Hateful emails and phone calls poured into Bezalel. The school made an active decision to protect the student’s identity, who is a Palestinian citizen of Israel, and insisted on a gag order. Until now, even after the investigation has been closed, school officials continue to keep her identity a secret.
"People were really attacking us through the phone, letters and emails, and I was worried about her [the student], not only in a psychological way, but I was worried about physical threats," Petel said.
'People were really attacking us through the phone, letters and emails, and I was worried about her [the student], not only in a psychological way, but I was worried about physical threats'
The design featuring Netanyahu and the noose was originally hung as a group of multiple posters. After word of the investigation reached students, an unknown person made additions to the installation, taping an image of assassinated Prime Minister Yitzhak Rabin emblazoned with the word "traitor" to the centre. To the side, a sign read "This is called incitement."
On the internet, the evolution of the work was lost, and many assumed that this was part of the initial artwork, or that the poster had been reprinted and re-displayed.
Freedom of expression
In the days following the investigation, the students and professors at Bezalel began organising a protest. The first-year student was cleared of all incitement charges, but those on campus were keen to start a discussion about freedom of expression.
“At the beginning when I saw the artwork, I thought of nothing,” Tal Drori, a third-year visual communications student told Middle East Eye. “It was made by a student in the first grade, in the first semester, and it was very small. The good thing that came out of it was that after a few days, the debate was not about ending the funding for Bezalel, but about freedom of speech.”

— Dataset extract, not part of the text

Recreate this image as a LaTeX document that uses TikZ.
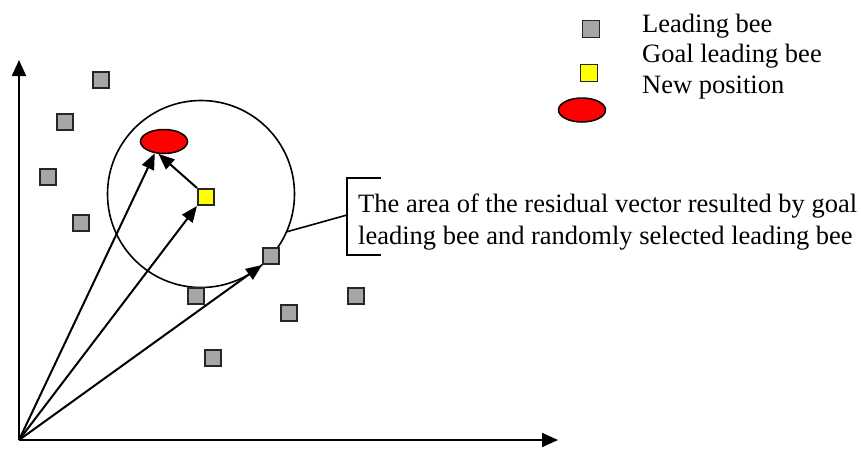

Days after the investigation, the campus held protests to address the right-wing criticism that had been levelled at the academy, with teachers and students taking part in equal measure.
Faculty members sent a letter to the Attorney General, emphasising the harsh blow dealt to academic freedom, and a noise installation filled the halls with alternating five-minute increments of silence and loud music and noise.
"I think that the main thing that bothered me throughout this whole thing is how easily we use the word incitement,” Elisheva Jacobs, a third year student in the Fine Arts Department said. “Instead of having a real conversation and instead of understanding, we just easily use that word."
Jacobs is part of Koma6, the academy’s online magazine, which reacted to the controversy by redesigning their pages to address the idea of "rope". The magazine sees the internet as its own artistic medium, and uses it to further discussions about art in the digital age.
During the protest, Koma6 set up a photo booth with a noose to show the absurdity of taking the poster out of the art school context.
“Bezalel, or any art school, is built around a lab," Jacobs explained. "You are here for four years and you’re working on very small moments. You create something, and you work it out, and you unpick it and try to understand what you’re doing. It’s not work that represents you in that way...And I would expect the Minister of Culture to understand the nuance of that.”
In the month since the protest took place, Petel has taken the experience and turned it into an artwork of his own. In a residency trip to Northern Ireland over the holiday, he hung a timeline of December’s events, illustrating the accusations of incitement with posters and information. He returned home to even more criticism in the Hebrew-language press.
"Here we are Arab, Jewish, religious and not religious, right wing and left wing, right wing Arabic, right wing Jewish, gays, and we are so mixed and it’s very diverse," Petel said. "I’m starting to think about how we as artists and as a community, can deal with this stuff and keep our values alive.”